[What the task asks] Print exactly the lines running from the one that holds "Output the web" through the one that holds "var refX = 2.45;", please, and leave the pictures out.

[Data extracted from a collection]
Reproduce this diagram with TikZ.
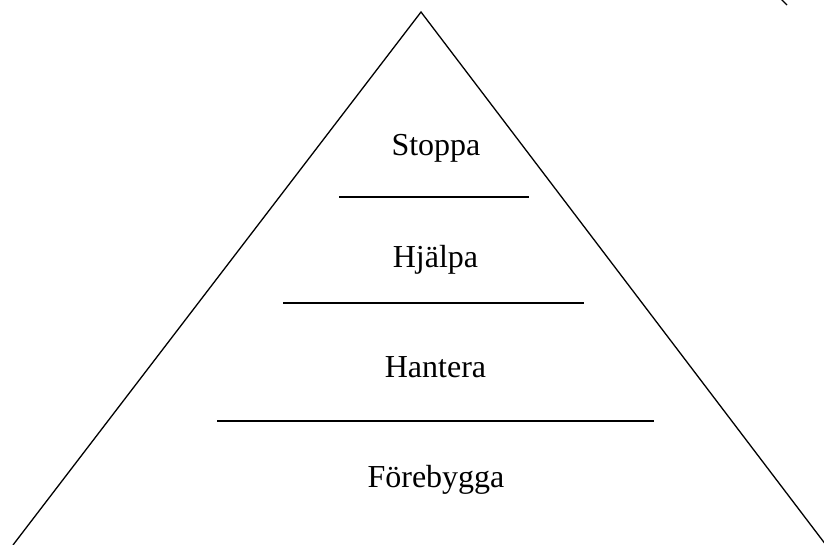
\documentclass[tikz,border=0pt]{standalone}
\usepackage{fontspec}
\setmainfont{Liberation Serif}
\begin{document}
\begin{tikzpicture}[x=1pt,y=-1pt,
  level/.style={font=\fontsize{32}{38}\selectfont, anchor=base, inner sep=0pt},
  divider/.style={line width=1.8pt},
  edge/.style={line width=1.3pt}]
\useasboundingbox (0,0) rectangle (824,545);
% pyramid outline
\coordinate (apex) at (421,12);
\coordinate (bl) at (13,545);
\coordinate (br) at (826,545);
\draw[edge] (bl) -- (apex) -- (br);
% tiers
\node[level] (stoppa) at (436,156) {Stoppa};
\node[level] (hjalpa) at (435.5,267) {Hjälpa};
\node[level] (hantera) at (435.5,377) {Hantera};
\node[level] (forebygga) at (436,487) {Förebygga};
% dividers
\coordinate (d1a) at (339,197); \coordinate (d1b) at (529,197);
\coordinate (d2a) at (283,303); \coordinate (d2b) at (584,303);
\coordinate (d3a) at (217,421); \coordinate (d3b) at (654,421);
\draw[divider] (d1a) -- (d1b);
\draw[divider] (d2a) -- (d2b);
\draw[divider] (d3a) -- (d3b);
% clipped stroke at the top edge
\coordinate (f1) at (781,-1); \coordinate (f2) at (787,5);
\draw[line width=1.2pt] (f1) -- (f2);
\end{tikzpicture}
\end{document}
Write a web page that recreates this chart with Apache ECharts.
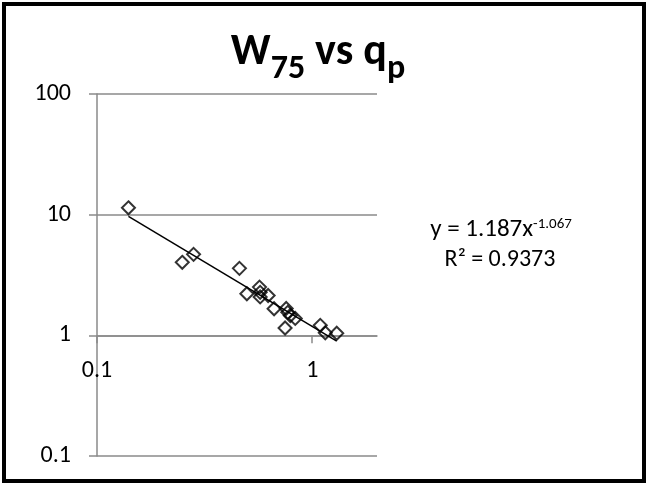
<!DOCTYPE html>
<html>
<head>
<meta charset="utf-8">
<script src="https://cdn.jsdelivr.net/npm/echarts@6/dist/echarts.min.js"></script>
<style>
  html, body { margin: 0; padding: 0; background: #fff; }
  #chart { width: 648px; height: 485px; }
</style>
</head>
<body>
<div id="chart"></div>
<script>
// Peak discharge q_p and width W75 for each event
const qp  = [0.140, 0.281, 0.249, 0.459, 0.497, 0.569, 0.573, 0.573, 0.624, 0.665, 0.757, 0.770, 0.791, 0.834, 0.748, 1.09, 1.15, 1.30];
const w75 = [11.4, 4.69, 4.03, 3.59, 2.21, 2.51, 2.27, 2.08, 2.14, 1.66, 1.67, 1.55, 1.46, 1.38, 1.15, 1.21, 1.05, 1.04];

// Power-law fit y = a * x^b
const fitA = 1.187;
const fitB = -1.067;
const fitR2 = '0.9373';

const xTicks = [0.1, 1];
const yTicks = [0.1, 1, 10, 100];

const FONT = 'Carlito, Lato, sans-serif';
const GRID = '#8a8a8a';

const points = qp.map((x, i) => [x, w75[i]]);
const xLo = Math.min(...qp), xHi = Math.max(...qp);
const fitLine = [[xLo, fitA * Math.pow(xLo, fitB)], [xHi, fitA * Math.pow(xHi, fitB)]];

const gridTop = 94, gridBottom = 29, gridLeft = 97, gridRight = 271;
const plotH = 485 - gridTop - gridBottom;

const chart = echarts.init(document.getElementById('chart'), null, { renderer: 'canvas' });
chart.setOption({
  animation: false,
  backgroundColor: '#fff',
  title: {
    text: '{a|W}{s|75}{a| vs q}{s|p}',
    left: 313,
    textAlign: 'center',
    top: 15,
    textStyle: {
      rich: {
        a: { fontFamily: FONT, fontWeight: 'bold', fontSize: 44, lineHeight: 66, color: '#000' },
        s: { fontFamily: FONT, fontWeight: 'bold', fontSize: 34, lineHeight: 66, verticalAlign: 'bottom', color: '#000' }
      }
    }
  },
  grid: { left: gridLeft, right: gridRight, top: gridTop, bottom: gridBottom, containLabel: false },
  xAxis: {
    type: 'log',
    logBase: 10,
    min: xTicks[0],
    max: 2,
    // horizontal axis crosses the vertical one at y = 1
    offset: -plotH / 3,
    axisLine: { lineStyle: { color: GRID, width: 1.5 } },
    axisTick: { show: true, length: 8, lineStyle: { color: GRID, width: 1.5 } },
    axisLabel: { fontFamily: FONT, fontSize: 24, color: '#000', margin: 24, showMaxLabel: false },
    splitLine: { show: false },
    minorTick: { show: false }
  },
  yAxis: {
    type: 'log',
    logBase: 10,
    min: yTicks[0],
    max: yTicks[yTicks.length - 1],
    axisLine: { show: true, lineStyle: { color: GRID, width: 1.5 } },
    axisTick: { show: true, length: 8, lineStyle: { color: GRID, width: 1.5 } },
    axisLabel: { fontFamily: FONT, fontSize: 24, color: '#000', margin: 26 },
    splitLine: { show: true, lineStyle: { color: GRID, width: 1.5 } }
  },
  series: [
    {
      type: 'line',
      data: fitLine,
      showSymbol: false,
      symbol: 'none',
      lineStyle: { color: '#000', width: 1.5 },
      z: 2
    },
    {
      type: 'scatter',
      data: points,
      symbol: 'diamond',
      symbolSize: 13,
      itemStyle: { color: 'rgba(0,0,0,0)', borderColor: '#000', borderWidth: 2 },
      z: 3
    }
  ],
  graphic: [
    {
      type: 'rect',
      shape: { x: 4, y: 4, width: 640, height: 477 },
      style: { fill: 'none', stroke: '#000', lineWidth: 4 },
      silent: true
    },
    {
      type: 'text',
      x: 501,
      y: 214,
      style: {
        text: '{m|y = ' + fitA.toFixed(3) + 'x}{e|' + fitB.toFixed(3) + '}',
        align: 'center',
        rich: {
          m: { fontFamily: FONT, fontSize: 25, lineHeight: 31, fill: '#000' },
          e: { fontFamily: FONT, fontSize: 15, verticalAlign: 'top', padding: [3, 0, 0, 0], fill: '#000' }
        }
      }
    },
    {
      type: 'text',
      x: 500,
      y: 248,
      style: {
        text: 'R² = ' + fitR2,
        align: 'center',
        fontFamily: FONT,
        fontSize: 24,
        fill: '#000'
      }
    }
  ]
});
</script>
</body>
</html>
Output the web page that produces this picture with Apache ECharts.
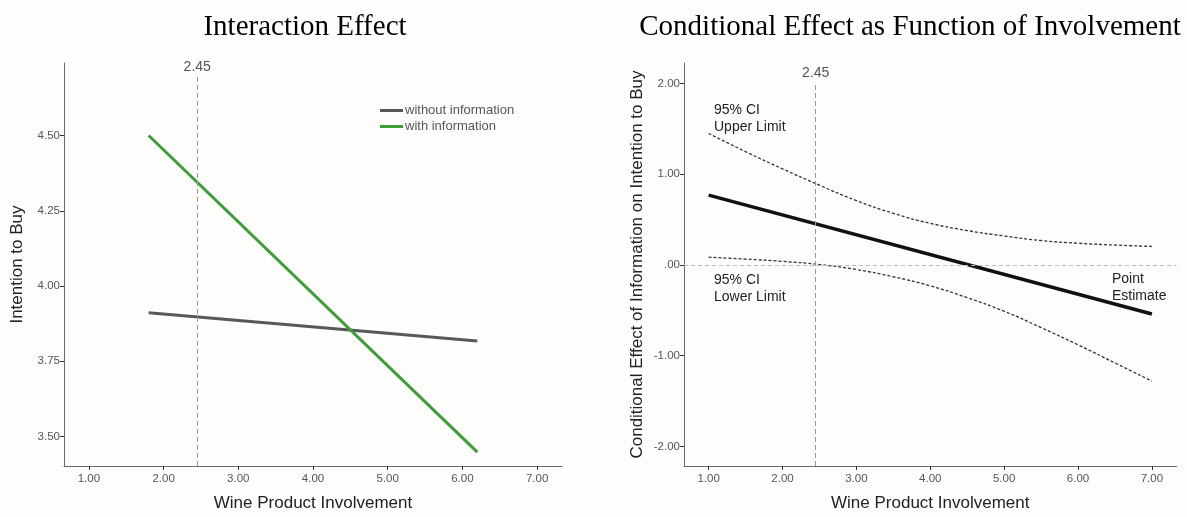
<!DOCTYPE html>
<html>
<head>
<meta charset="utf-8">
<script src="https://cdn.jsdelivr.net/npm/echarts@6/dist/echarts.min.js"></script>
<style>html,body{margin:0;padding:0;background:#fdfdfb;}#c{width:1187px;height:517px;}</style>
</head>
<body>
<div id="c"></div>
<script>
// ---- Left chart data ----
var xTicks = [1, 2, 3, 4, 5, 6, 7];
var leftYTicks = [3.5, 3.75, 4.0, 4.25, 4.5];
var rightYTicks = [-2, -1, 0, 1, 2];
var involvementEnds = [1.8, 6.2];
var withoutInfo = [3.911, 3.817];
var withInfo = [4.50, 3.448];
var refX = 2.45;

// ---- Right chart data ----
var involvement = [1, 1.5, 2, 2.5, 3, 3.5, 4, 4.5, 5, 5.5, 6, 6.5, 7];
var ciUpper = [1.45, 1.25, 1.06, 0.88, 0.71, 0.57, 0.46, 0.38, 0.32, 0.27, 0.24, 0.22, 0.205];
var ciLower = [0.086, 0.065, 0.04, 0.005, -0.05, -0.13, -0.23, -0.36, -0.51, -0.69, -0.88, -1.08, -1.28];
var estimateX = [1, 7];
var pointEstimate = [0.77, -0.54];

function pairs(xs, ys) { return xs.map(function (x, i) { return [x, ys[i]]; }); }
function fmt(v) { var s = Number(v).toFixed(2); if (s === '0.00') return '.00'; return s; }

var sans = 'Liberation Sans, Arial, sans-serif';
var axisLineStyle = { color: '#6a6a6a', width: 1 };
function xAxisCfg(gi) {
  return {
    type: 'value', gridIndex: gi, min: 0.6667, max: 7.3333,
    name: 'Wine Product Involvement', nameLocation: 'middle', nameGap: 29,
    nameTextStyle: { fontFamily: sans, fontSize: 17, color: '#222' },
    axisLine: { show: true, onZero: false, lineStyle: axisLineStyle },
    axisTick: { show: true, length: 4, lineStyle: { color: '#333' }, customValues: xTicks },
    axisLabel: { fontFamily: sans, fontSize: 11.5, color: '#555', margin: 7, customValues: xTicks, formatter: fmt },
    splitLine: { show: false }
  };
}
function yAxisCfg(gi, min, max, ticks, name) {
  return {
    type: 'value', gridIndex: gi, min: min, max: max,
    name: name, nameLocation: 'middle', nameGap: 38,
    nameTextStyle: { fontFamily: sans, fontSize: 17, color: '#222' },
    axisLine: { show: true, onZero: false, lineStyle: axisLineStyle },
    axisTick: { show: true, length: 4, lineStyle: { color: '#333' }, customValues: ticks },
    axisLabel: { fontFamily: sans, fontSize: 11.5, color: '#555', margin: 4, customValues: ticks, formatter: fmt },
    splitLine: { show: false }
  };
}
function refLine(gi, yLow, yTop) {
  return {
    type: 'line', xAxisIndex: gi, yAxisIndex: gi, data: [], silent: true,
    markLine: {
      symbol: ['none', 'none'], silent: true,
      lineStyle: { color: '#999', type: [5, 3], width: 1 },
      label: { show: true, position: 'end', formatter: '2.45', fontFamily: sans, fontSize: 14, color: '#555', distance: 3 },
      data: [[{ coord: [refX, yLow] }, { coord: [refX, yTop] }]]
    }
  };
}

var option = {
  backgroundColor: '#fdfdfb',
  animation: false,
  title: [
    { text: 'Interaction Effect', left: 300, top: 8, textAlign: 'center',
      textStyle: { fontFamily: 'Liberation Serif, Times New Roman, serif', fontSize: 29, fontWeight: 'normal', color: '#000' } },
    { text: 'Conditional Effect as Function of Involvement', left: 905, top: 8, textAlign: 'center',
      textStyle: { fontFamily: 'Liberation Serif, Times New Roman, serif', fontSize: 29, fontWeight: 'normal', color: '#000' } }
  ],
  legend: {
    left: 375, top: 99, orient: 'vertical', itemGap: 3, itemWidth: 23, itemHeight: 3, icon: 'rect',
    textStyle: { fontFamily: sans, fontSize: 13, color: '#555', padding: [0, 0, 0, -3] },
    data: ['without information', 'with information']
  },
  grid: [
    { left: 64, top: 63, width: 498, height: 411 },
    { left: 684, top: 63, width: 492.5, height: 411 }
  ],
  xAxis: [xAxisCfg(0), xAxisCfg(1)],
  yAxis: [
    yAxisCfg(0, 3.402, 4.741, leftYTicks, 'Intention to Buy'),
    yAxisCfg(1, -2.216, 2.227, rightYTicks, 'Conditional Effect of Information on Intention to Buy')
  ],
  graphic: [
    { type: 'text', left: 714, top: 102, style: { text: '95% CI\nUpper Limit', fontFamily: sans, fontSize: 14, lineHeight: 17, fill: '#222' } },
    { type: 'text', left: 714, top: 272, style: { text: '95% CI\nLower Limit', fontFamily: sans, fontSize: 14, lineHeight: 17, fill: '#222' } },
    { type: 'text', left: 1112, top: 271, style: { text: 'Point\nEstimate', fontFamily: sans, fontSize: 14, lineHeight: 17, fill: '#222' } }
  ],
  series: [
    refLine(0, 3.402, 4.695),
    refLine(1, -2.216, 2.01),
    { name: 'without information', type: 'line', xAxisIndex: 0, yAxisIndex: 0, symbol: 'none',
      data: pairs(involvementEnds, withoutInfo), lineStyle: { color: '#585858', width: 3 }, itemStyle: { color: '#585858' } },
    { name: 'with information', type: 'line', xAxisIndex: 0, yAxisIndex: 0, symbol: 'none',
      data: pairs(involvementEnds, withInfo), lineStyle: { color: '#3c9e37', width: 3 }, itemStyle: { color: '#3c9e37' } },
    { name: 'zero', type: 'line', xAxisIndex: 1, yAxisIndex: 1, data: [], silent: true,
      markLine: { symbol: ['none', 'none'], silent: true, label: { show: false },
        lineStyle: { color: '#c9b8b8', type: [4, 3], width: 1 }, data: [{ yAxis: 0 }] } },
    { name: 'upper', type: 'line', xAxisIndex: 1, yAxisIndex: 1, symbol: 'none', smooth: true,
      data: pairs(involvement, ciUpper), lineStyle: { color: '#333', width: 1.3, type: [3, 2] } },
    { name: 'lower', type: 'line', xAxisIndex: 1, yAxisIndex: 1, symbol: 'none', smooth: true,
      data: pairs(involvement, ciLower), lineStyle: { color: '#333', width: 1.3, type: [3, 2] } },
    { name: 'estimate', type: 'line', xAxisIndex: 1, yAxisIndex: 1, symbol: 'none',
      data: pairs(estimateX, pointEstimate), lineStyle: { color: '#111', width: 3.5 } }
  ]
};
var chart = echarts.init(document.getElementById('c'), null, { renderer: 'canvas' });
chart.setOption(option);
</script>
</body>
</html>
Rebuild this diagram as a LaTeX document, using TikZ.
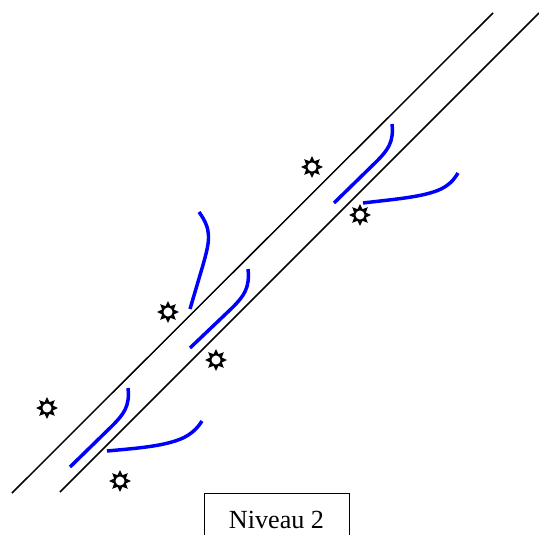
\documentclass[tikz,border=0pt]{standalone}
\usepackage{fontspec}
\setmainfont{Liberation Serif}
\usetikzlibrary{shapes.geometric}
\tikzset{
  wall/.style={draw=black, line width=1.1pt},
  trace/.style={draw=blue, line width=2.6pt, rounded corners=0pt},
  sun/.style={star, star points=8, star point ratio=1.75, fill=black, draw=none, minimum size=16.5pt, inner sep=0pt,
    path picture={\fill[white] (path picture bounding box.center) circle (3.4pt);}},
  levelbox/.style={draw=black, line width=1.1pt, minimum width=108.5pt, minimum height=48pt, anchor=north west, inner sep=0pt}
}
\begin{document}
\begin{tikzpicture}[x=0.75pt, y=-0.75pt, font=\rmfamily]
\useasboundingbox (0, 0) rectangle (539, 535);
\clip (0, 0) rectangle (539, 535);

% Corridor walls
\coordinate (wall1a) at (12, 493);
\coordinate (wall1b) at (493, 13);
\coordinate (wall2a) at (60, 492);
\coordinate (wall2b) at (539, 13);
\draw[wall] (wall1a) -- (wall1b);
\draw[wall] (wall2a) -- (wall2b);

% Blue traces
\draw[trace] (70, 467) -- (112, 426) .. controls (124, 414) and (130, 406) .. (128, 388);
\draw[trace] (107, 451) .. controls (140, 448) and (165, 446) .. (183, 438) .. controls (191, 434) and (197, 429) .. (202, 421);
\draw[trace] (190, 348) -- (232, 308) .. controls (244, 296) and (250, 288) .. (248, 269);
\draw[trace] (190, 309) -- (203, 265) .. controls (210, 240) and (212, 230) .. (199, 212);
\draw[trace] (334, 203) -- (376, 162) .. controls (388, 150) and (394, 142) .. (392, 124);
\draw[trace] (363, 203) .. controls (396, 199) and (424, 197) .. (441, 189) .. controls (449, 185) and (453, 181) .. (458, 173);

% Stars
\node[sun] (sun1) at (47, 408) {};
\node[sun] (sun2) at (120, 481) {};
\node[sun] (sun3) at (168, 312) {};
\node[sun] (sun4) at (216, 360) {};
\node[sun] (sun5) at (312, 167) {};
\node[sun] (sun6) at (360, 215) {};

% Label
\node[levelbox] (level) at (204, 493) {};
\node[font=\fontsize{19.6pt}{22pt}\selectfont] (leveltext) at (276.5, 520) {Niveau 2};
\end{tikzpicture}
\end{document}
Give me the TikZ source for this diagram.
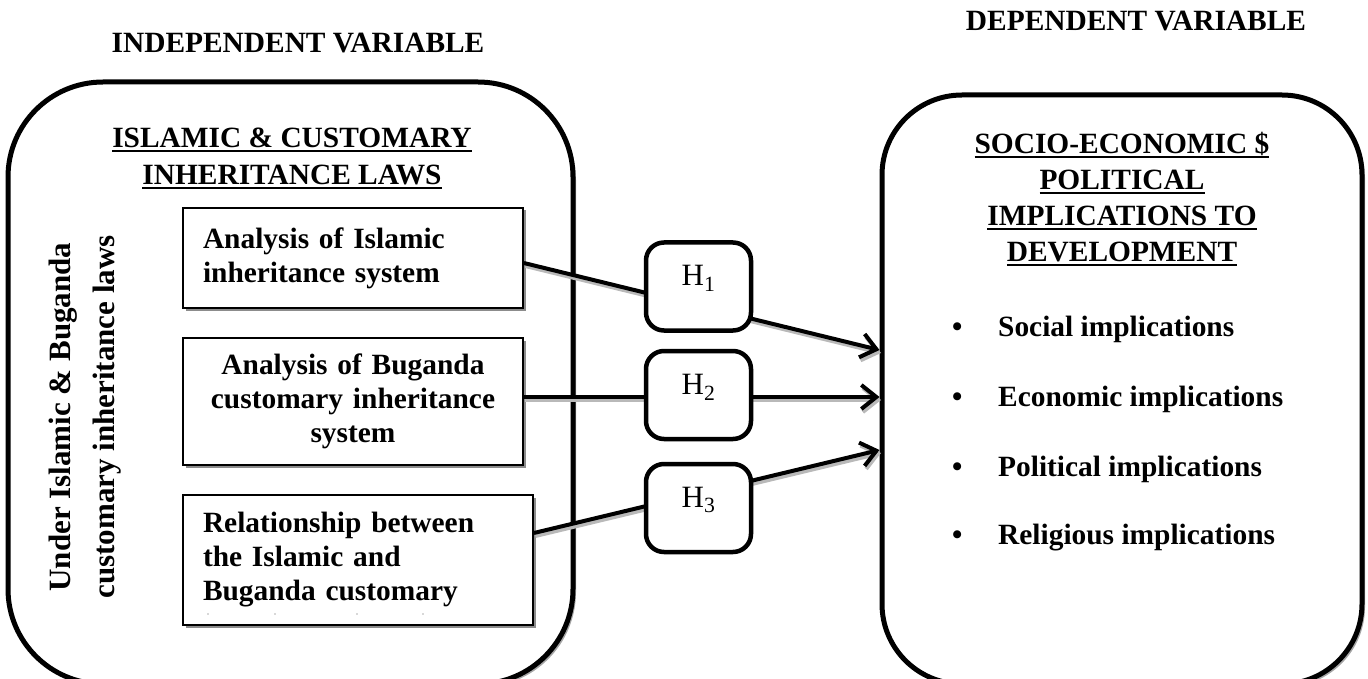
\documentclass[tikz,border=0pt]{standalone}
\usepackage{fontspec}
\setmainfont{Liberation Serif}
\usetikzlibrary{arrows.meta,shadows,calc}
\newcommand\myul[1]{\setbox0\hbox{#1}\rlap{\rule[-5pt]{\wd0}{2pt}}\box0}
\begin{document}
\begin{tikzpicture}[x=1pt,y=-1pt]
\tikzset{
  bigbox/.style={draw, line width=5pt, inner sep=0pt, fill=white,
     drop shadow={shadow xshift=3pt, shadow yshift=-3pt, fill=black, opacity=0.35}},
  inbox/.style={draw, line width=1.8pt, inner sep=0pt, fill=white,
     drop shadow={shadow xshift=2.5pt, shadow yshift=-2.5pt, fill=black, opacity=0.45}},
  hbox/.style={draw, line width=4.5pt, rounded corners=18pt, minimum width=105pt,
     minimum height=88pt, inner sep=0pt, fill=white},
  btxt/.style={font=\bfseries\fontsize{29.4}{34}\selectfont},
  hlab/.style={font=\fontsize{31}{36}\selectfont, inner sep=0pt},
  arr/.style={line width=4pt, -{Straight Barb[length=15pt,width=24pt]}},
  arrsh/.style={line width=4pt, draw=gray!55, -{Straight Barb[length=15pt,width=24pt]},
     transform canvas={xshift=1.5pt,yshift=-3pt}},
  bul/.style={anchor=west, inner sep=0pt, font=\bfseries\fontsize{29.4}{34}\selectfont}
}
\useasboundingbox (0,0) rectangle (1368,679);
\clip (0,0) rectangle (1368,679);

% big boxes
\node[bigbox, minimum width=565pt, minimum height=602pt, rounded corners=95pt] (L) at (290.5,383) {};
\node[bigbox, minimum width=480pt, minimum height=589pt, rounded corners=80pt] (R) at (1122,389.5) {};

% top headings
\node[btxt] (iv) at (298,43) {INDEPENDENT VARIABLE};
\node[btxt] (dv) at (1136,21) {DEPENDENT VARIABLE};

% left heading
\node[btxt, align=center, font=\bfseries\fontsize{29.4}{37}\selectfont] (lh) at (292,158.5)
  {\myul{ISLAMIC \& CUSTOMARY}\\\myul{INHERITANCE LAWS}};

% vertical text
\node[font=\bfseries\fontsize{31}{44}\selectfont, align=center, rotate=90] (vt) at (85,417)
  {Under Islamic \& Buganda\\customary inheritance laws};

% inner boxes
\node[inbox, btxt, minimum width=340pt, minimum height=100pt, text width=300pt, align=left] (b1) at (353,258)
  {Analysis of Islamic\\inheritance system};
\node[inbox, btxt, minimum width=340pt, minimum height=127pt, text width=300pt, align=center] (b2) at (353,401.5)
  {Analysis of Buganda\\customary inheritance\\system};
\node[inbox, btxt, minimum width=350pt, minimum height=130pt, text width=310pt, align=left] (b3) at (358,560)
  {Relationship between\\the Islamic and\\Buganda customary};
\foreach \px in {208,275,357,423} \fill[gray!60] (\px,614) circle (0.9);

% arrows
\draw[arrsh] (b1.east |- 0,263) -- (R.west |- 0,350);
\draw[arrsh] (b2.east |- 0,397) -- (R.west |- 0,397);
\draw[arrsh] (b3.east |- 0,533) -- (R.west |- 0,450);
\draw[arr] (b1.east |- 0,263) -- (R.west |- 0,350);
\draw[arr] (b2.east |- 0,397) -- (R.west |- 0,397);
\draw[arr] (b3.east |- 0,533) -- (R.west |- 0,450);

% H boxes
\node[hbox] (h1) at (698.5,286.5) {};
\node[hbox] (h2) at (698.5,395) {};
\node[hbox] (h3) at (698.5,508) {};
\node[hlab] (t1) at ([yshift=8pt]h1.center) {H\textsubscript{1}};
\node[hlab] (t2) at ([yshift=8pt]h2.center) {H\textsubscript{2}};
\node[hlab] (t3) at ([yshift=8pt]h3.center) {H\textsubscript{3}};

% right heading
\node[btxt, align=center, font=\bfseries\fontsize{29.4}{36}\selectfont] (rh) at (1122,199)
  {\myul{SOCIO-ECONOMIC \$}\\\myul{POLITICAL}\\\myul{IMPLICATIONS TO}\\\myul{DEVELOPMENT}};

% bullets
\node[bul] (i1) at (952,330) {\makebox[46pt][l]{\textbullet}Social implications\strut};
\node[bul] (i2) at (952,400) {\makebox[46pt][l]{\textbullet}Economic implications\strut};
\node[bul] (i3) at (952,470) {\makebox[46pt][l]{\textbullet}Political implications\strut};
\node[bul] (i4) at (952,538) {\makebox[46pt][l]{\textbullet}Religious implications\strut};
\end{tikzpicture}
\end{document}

[Problem solution]
Output the web page that produces this picture with Apache ECharts.
<!DOCTYPE html>
<html>
<head>
<meta charset="utf-8">
<script src="https://cdn.jsdelivr.net/npm/echarts@6/dist/echarts.min.js"></script>
<style>html,body{margin:0;padding:0;background:#fdfdfb;}#c{width:1187px;height:517px;}</style>
</head>
<body>
<div id="c"></div>
<script>
// ---- Left chart data ----
var xTicks = [1, 2, 3, 4, 5, 6, 7];
var leftYTicks = [3.5, 3.75, 4.0, 4.25, 4.5];
var rightYTicks = [-2, -1, 0, 1, 2];
var involvementEnds = [1.8, 6.2];
var withoutInfo = [3.911, 3.817];
var withInfo = [4.50, 3.448];
var refX = 2.45;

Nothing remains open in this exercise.